La TGMT hiérarchise les événements d’une pièce de musique en deux grandes phases : une phase de segmentation et une phase de réduction. La première phase réalise la segmentation temporelle de la pièce. Cette segmentation s’effectue en dégageant simultanément la structure métrique (i.e., l’alternance des temps forts et faibles) ainsi qu’une structure de regroupements d’événements (i.e., regroupements en sections, en phrases, en motifs). Une fois que la pièce est segmentée temporellement, des processus de réduction sont appliqués aux regroupements dégagés, en tenant compte de la structure métrique et de la stabilité tonale des événements. L’enchaînement de ces processus est schématisé Figure 1.2.5.

Figure 1.2.5. Représentation schématique de la TGMT. D’après Bigand, 1994.
Figure 1.2.5. Représentation schématique de la TGMT. D’après Bigand, 1994.

Les processus de réduction comparent l’importance relative des événements au sein d’un regroupement ou entre regroupements, et réduisent les événements comparés à l’événement le plus important. Les processus de réduction sont appliqués récursivement jusqu’à l’établissement d’une hiérarchie complète des événements, hiérarchie représentée sous forme d’arbre. Les processus de réduction sont au centre de la TGMT car l’hypothèse principale de cette théorie est que « l’auditeur s’efforce d’organiser tous les événements de la pièce en une structure cohérente unique, telle qu’ils soient entendus dans une hiérarchie d’importance relative » (Lerdahl & Jackendoff, 1983, p.106). Les processus de réduction proposent une méthode permettant d’établir cette hiérarchie (Figure 1.2.6 et 1.2.7).

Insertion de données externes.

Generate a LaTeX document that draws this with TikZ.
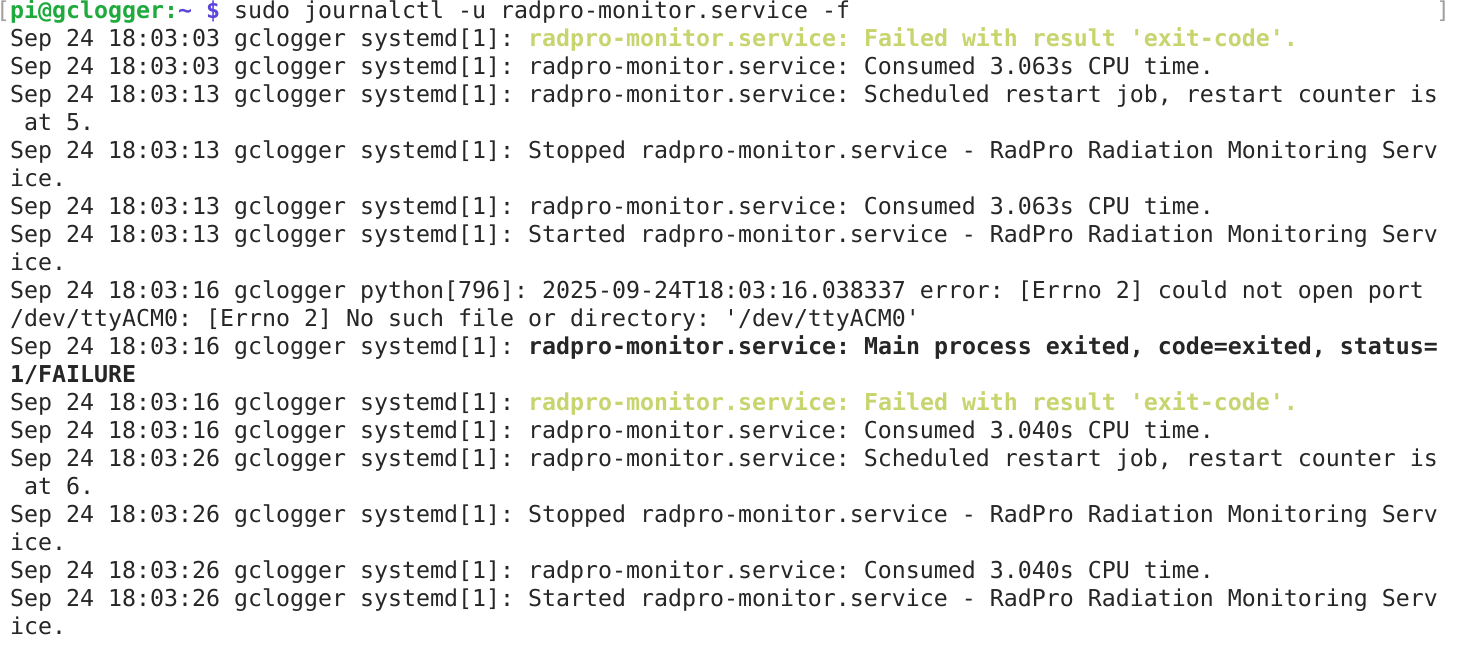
\documentclass[tikz,border=0pt]{standalone}
\usepackage{fontspec}
\newfontfamily\mono{DejaVu Sans Mono}
\definecolor{pgreen}{RGB}{30,170,60}
\definecolor{pblue}{RGB}{90,70,220}
\definecolor{warn}{RGB}{200,212,110}
\definecolor{brk}{RGB}{160,160,160}
\newcommand{\q}{\textquotesingle}
\frenchspacing
\tikzset{ln/.style={anchor=base west,inner sep=0pt,font=\mono\frenchspacing\fontsize{23.25}{28}\selectfont,text=black!85}}
\begin{document}
\begin{tikzpicture}[x=1pt,y=1pt]
\useasboundingbox (0,0) rectangle (1462,650);
\def\L#1#2{\node[ln] (l#1) at (10,{650-19-28*(#1-1)}) {#2};}
\node[ln,text=brk] (bl) at (-4,631) {[};
\node[ln,text=brk] (br) at (1436,631) {]};
\L{1}{\textcolor{pgreen}{\bfseries pi@gclogger:}\textcolor{pblue}{\bfseries\textasciitilde{} \$} sudo journalctl -u radpro-monitor.service -f}
\L{2}{Sep 24 18:03:03 gclogger systemd[1]: \textcolor{warn}{\bfseries radpro-monitor.service: Failed with result \q exit-code\q.}}
\L{3}{Sep 24 18:03:03 gclogger systemd[1]: radpro-monitor.service: Consumed 3.063s CPU time.}
\L{4}{Sep 24 18:03:13 gclogger systemd[1]: radpro-monitor.service: Scheduled restart job, restart counter is}
\L{5}{\ at 5.}
\L{6}{Sep 24 18:03:13 gclogger systemd[1]: Stopped radpro-monitor.service - RadPro Radiation Monitoring Serv}
\L{7}{ice.}
\L{8}{Sep 24 18:03:13 gclogger systemd[1]: radpro-monitor.service: Consumed 3.063s CPU time.}
\L{9}{Sep 24 18:03:13 gclogger systemd[1]: Started radpro-monitor.service - RadPro Radiation Monitoring Serv}
\L{10}{ice.}
\L{11}{Sep 24 18:03:16 gclogger python[796]: 2025-09-24T18:03:16.038337 error: [Errno 2] could not open port}
\L{12}{/dev/ttyACM0: [Errno 2] No such file or directory: \q/dev/ttyACM0\q}
\L{13}{Sep 24 18:03:16 gclogger systemd[1]: \textbf{radpro-monitor.service: Main process exited, code=exited, status=}}
\L{14}{\textbf{1/FAILURE}}
\L{15}{Sep 24 18:03:16 gclogger systemd[1]: \textcolor{warn}{\bfseries radpro-monitor.service: Failed with result \q exit-code\q.}}
\L{16}{Sep 24 18:03:16 gclogger systemd[1]: radpro-monitor.service: Consumed 3.040s CPU time.}
\L{17}{Sep 24 18:03:26 gclogger systemd[1]: radpro-monitor.service: Scheduled restart job, restart counter is}
\L{18}{\ at 6.}
\L{19}{Sep 24 18:03:26 gclogger systemd[1]: Stopped radpro-monitor.service - RadPro Radiation Monitoring Serv}
\L{20}{ice.}
\L{21}{Sep 24 18:03:26 gclogger systemd[1]: radpro-monitor.service: Consumed 3.040s CPU time.}
\L{22}{Sep 24 18:03:26 gclogger systemd[1]: Started radpro-monitor.service - RadPro Radiation Monitoring Serv}
\L{23}{ice.}
\end{tikzpicture}
\end{document}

Figure 1.2.6. Représentation d’une hiérarchie d’événements obtenue par réduction de la trame temporelle. D’après Lerdahl et Jackendoff, 1983 (p.115). Quatre niveaux hiérarchiques sont dégagés par réductions successives (du niveau le moins réduit au niveau le plus réduit : d, c, b, a).
Figure 1.2.6. Représentation d’une hiérarchie d’événements obtenue par réduction de la trame temporelle. D’après Lerdahl et Jackendoff, 1983 (p.115). Quatre niveaux hiérarchiques sont dégagés par réductions successives (du niveau le moins réduit au niveau le plus réduit : d, c, b, a).

Deux types de réduction sont postulées par la TGMT : la réduction de la trame temporelle et la réduction par prolongation. La réduction de la trame temporelle (Figure 1.2.6) hiérarchise les événements musicaux selon leur importance rythmique, métrique et tonale à l’intérieur d’un groupement d’événements, puis entre regroupements. La réduction par prolongation (Figure 1.2.7) hiérarchise les événements musicaux selon les mouvements de tension, de détente, de progression, et d’achèvement qui se créent entre événements. Les deux types de réductions nécessitent de l’information sur le niveau de stabilité tonale des événements pour déterminer l’importance relative de ces événements (« Conditions de stabilité », cf. la TPST au 1.2.3.2). La TGMT suppose donc que les auditeurs ont des connaissances tonales qu’ils utilisent afin de structurer leur écoute musicale.

1.2.7. Représentation d’une hiérarchie d’événements obtenue par prolongation. D’après Lerdahl et Jackendoff, 1983 (Fig. 10.11). Les branchements sans cercles indiquent une progression entre deux événements différents. Les branchements avec un cercle noir indiquent une prolongation faible créée par la répétition d’un événement sous une autre forme (e.g., une inversion d’accords). Les branchements avec un cercle blanc indiquent une prolongation forte créée par la répétition d’un événement à l’identique. Les mouvements de tensions et détentes créés sont les plus forts pour les progressions, puis pour les prolongations faibles, puis pour les prolongations fortes.
1.2.7. Représentation d’une hiérarchie d’événements obtenue par prolongation. D’après Lerdahl et Jackendoff, 1983 (Fig. 10.11). Les branchements sans cercles indiquent une progression entre deux événements différents. Les branchements avec un cercle noir indiquent une prolongation faible créée par la répétition d’un événement sous une autre forme (e.g., une inversion d’accords). Les branchements avec un cercle blanc indiquent une prolongation forte créée par la répétition d’un événement à l’identique. Les mouvements de tensions et détentes créés sont les plus forts pour les progressions, puis pour les prolongations faibles, puis pour les prolongations fortes.